第172回直木賞に選出された伊与原新さんの短編集「藍を継ぐ海」は、日本各地の自然・文化・科学を背景に、人々の「継ぐ」物語を丁寧に描いた秀作です。
地球惑星科学の知見を活かしつつ、心に響く人間ドラマを紡ぐ理系作家の新境地とも言える本書。
当記事では、その魅力や反響などについて深掘りします。
「藍を継ぐ海」の魅力
本書は5つの短篇で構成されており、徳島、奈良、長崎、北海道、山口を舞台に、科学・自然・伝統と深く結びついた人間ドラマが展開します。
地理や生態、歴史に基づくストーリーは幅広い知見を提供しつつも、読者が没入できる感情の機微を大切に描かれています。
特に表題作「藍を継ぐ海」では、ウミガメの産卵・回帰の科学に触れながら、中学生の沙月とウミガメ監視員の佐和、カナダから来たティムとの関係が、命と未来への希望を交錯させます。
読後には目が熱くなるような余韻を残します。
また、「星隕つ駅逓」では北海道遠軽で拾われた隕石を巡る物語から、戦後の郵便制度やアイヌの歴史も横断しながら、丁寧に真実へ迫ります。
引用:株式会社新潮社
著者・伊与原新さんとは
伊与原新さんは1972年大阪生まれ。神戸大学理学部、東京大学大学院で地球惑星科学を専攻し、博士課程まで修了された理系作家です。
2010年に「お台場アイランドベイビー」で横溝正史ミステリ大賞を受賞。
2019年には「月まで三キロ」で新田次郎文学賞など複数受賞歴があります。
科学的視点で世界を描きつつ、そこには必ず人間の葛藤や温かさが含まれており、「藍を継ぐ海」でもその特徴が発揮されています。
引用:株式会社新潮社
ネット上での反応とレビュー
ネット上では、下記のような声が寄せられてます。
・「科学を文学に絡めた読み応えがある」
・「科学の持つ力と人間らしさが見事なバランスで存在していた」
・「水深のような没入感。1つ1つが信じられないほど深い短篇」

まとめ
「藍を継ぐ海」は、第172回直木賞受賞にふさわしい、科学と人間の絆を紡ぐ短篇集です。

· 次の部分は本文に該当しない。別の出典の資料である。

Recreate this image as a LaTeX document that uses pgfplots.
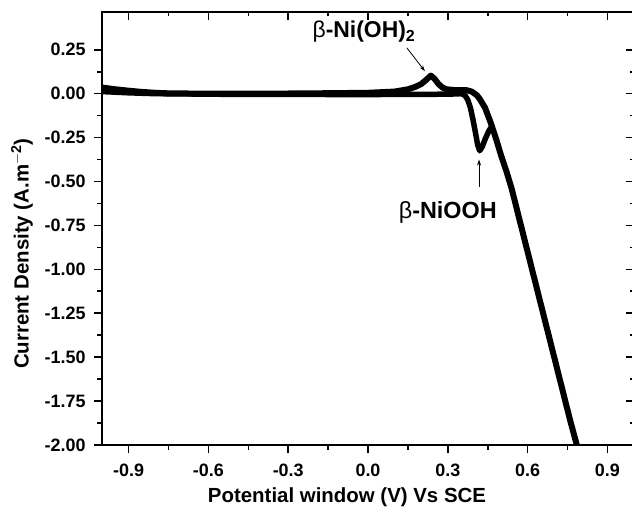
\documentclass[border=0pt]{standalone}
\usepackage{fontspec}
\setmainfont{Liberation Sans}
\usepackage{pgfplots}
\pgfplotsset{compat=1.18}
\usetikzlibrary{arrows.meta}

\pgfplotsset{
  common/.style={
    scale only axis, width=532bp, height=433bp,
    xmin=-1.0, xmax=1.0, ymin=-2.0, ymax=0.465,
    xtick={-0.9,-0.6,-0.3,0,0.3,0.6,0.9},
    ytick={-2,-1.75,-1.5,-1.25,-1,-0.75,-0.5,-0.25,0,0.25},
    minor x tick num=1, minor y tick num=1,
    axis line style={line width=2bp},
    major tick length=8bp, minor tick length=4.5bp,
    every tick/.append style={line width=1.6bp, black},
  }
}

\begin{document}
\begin{tikzpicture}
\useasboundingbox (-102bp,-69bp) rectangle (530bp,445bp);
\begin{axis}[common,
  xtick pos=left, ytick pos=left, tick align=outside,
  /pgf/number format/assume math mode=true,
  xticklabel style={font=\bfseries\fontsize{18}{18}\selectfont, yshift=-7bp,
    /pgf/number format/.cd, fixed, fixed zerofill, precision=1},
  yticklabel style={font=\bfseries\fontsize{18}{18}\selectfont, xshift=-5bp,
    /pgf/number format/.cd, fixed, fixed zerofill, precision=2},
  xlabel={Potential window (V) Vs SCE},
  ylabel={Current Density (A.m$^{\mathbf{-2}}$)},
  label style={font=\bfseries\fontsize{20.5}{22}\selectfont},
  xlabel style={at={(axis description cs:0.4605,-0.120)}, anchor=center},
  ylabel style={at={(axis description cs:-0.1504,0.442)}, anchor=center},
]
% branch with oxidation peak and upper return
\addplot[black, line width=6bp, line join=round, line cap=round] coordinates {
(-1.0,0.035) (-0.95,0.025) (-0.9,0.017) (-0.85,0.01) (-0.8,0.005) (-0.75,0.002)
(-0.6,0.0) (-0.4,0.0) (-0.2,0.002) (0.0,0.005) (0.1,0.012) (0.15,0.025)
(0.18,0.04) (0.2,0.055) (0.22,0.08) (0.236,0.103) (0.25,0.085) (0.265,0.055)
(0.28,0.035) (0.295,0.025) (0.33,0.02) (0.37,0.02) (0.39,0.012) (0.41,-0.01)
(0.42,-0.03) (0.44,-0.08) (0.46,-0.16) (0.48,-0.25) (0.50,-0.35) (0.52,-0.44)
(0.54,-0.54) (0.56,-0.66) (0.58,-0.78) (0.60,-0.90) (0.63,-1.08) (0.66,-1.26)
(0.68,-1.38) (0.70,-1.50) (0.73,-1.68) (0.76,-1.86) (0.785,-2.0)
};
% branch with reduction dip and lower baseline
\addplot[black, line width=5.5bp, line join=round, line cap=round] coordinates {
(0.466,-0.185) (0.455,-0.21) (0.44,-0.26) (0.43,-0.30) (0.42,-0.325) (0.412,-0.29)
(0.405,-0.23) (0.395,-0.15) (0.385,-0.08) (0.375,-0.035) (0.365,-0.01) (0.35,0.0)
(0.3,-0.003) (0.0,-0.005) (-0.5,-0.004) (-0.8,0.0) (-0.9,0.005) (-1.0,0.012)
};
\node[anchor=base, font=\bfseries\fontsize{23}{24}\selectfont] at (axis cs:-0.015,0.318)
  {{\mdseries β}-Ni(OH)$_{\mathbf{2}}$};
\node[anchor=base, font=\bfseries\fontsize{23.5}{24}\selectfont] at (axis cs:0.30,-0.71)
  {{\mdseries β}-NiOOH};
\draw[-{Stealth[length=6bp,width=4bp]}, line width=0.8bp] (axis cs:0.146,0.261) -- (axis cs:0.214,0.128);
\draw[-{Stealth[length=6bp,width=4bp]}, line width=0.8bp] (axis cs:0.4175,-0.53) -- (axis cs:0.4175,-0.375);
\end{axis}
\begin{axis}[common,
  xtick pos=right, ytick pos=right, tick align=inside,
  xticklabels={}, yticklabels={},
]
\end{axis}
\end{tikzpicture}
\end{document}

自然と向き合い、歴史や文化とつながる人々を登場させることで、「継承」と「未来」への希望を静かに描きます。
心に余白を与えるような読後感は、忙しい日常に彩りを添えてくれるはずです。
科学や自然、地方文学に興味のある方には、ぜひ手に取って読んでほしい1冊です。